## Excerpted records

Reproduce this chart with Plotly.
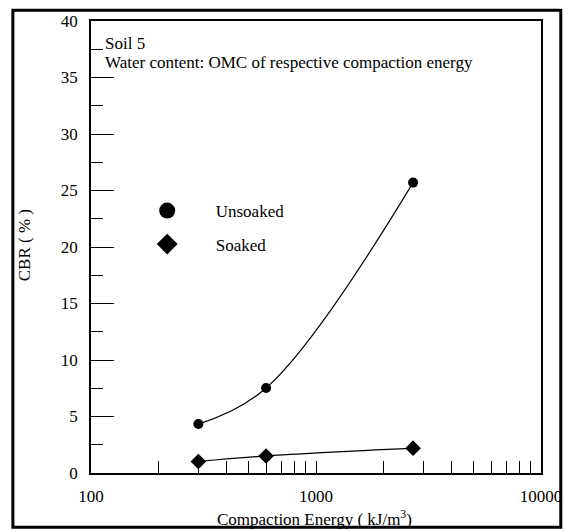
---
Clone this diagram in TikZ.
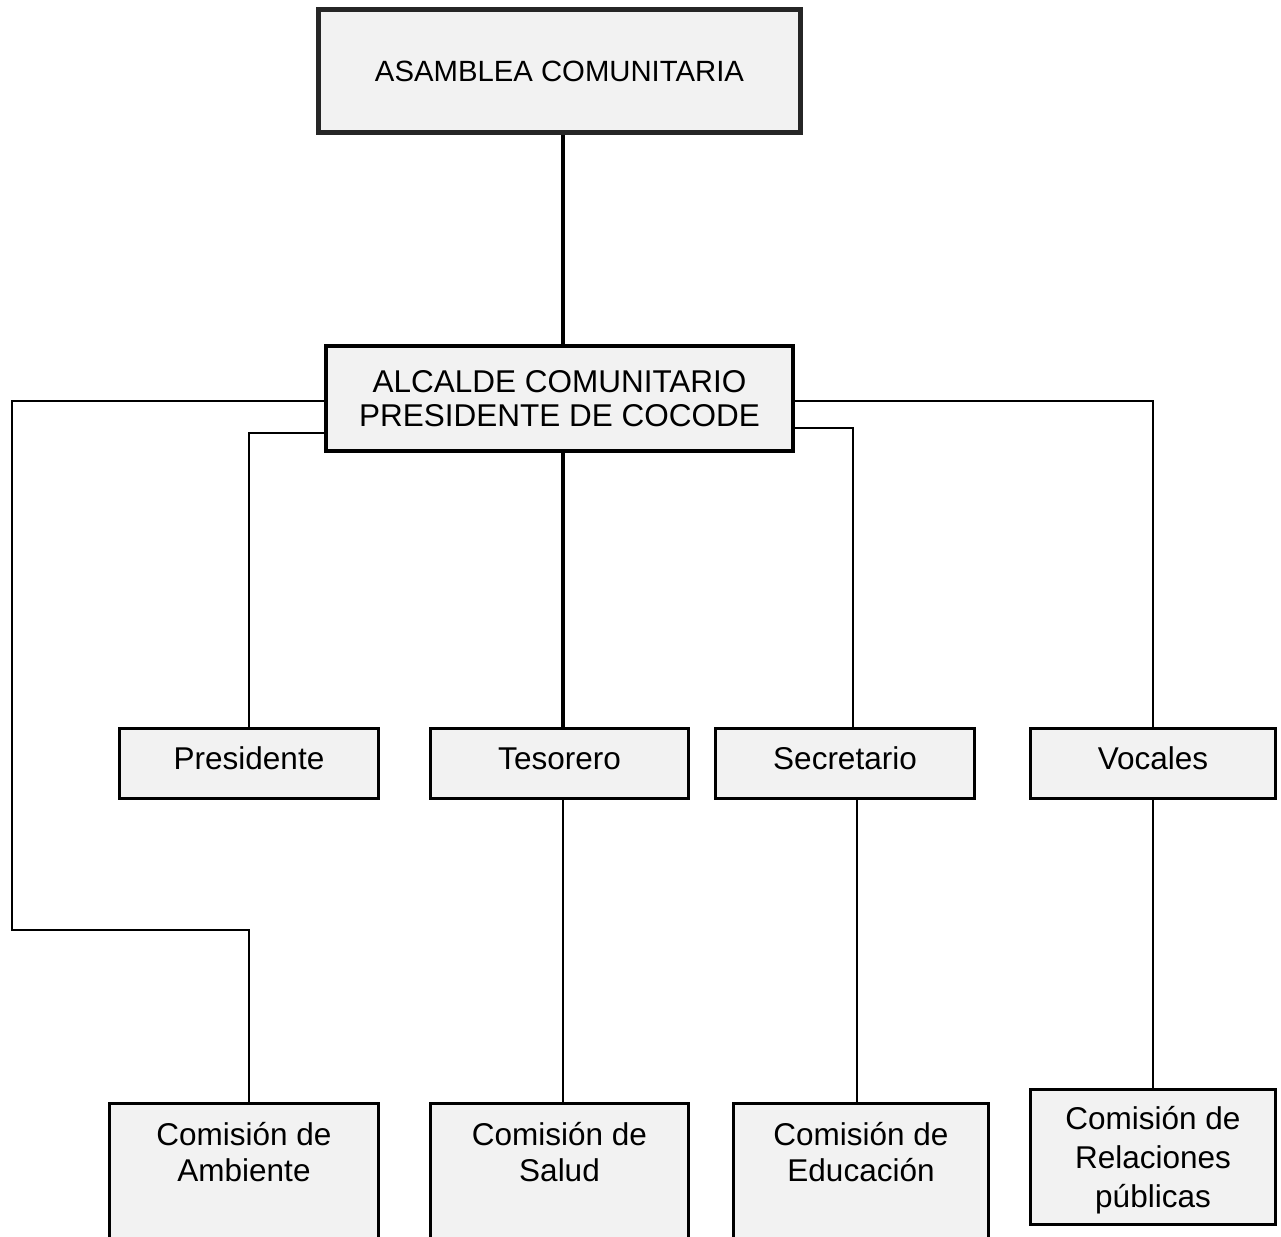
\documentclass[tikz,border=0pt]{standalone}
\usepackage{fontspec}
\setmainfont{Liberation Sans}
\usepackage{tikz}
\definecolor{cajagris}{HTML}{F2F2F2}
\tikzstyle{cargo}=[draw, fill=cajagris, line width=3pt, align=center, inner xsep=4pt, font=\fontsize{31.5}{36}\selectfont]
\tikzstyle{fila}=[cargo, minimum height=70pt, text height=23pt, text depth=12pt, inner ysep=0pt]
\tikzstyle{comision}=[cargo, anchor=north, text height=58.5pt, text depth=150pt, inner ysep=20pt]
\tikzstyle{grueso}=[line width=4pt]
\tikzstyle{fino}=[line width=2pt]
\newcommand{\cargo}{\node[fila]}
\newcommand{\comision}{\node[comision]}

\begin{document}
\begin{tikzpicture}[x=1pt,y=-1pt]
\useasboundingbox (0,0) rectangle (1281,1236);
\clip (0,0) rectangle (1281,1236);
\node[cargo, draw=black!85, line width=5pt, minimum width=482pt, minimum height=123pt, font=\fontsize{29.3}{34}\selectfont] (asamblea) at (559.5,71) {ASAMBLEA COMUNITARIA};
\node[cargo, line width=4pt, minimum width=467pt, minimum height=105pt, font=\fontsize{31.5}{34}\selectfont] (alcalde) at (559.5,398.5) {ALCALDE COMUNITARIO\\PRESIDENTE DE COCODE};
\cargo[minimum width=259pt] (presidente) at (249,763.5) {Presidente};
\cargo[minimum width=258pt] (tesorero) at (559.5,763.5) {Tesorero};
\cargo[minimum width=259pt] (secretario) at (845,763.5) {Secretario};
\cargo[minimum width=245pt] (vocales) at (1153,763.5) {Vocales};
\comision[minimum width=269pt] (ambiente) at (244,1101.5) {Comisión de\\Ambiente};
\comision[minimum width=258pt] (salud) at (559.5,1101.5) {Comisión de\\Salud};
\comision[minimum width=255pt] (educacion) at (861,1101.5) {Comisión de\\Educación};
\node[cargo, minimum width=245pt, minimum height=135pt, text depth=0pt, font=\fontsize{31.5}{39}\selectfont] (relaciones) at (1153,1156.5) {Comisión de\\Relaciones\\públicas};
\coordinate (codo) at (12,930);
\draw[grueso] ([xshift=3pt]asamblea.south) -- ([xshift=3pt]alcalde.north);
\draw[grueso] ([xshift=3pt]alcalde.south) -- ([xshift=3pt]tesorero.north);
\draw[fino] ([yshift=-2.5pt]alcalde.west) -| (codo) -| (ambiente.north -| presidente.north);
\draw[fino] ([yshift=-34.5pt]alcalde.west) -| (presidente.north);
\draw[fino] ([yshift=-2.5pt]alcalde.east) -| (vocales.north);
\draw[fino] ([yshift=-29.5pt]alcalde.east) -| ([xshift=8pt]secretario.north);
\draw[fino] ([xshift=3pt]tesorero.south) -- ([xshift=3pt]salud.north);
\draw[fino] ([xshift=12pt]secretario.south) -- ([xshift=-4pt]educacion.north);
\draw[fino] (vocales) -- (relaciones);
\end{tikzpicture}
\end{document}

## What is required
From the listing above, copy out each line where the word "this" appears.

## Finished task
Reproduce this chart with Plotly.
Clone this diagram in TikZ.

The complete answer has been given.